Specific scenes that I *always* liked:
- When Baby (Jennifer Grey) is practicing dancing on the outside stairs in blue jean shorts and a peach tank top... (sexy!)
- Anytime Johnny (Patrick Swayze...mmmm...) dances.
- When Penny & Baby are practicing the dance in front of Johnny (I remember feeling like I should look away or something...).
And then I went, "Holy crap! I always liked girls!" Now, no, this isn't news to anyone but... I'm still surprising myself sometimes by realising how far back this goes...
So, things occured to me: I think my loving of men's backs/shoulders comes from Patrick Swayze (but really, can you blame me?)! Also, I think I always felt that Penny & Baby could have/should have been closer (oh, they should have totally gotten it on... lol)! The locker room scene when Baby's trying on the dress for the big dance? Yeah, the girls had a connection there...

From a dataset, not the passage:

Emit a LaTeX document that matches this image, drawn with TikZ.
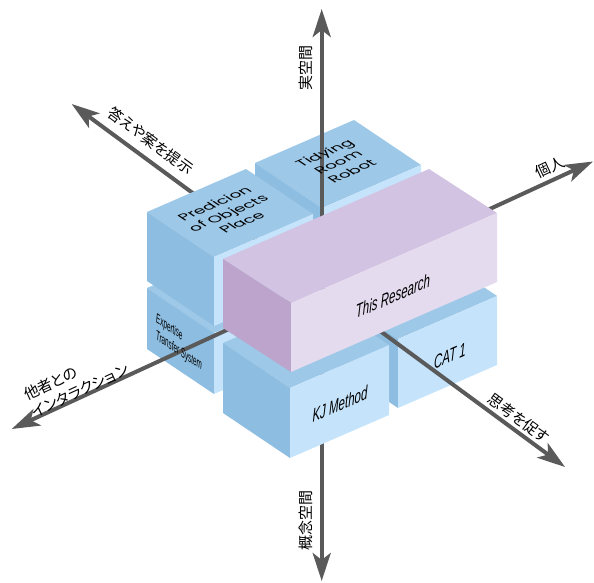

I've also been thinking about the way Baby is... when she talks with Johnny in his room the first time and he's saying how she sees the world and wants to fix it and that it takes a special kind of person to be that way. Baby's sense of duty to help save everybody... not just the in the Peace Corps, but the staff of the Kellerman's Hotel... sounds like something I would do. Maybe? I dunno... it just sounds like things people keep telling me lately...
Then I figured something else out: Dirty Dancing is the epitome of sexy. At least for me, it is... I remember being younger and watching it in secret, almost (knowing full well that anyone would easily figure out what I was watching just by hearing the music)... like I said, I knew it was a bit taboo and I know that I... "got off" on it, in my own way... at 6 years old.
Solomon Burke's Cry to Me. This song has always meant this particular scene for me and it's always been what sexy is... all of it. Her tease at the beginning, until he takes her shirt off & she's wearing a plain white bra -- we see no sex, just them kissing and the scene ends. But that dance... I think I've been searching to recreate that dance since forever...
The things that I always found the hottest from it: the way she leaned back, the way they swayed together, when he held her leg up (oh, that killed me every time), when she walked around him and caressed his butt & the face he made, when he lifts her arms above her head, slides his hands back down her body and lifts her shirt up over her, then grabs her ass a bit and throws the shirt aside...*shudder*. That scene has been etched into my brain my whole life.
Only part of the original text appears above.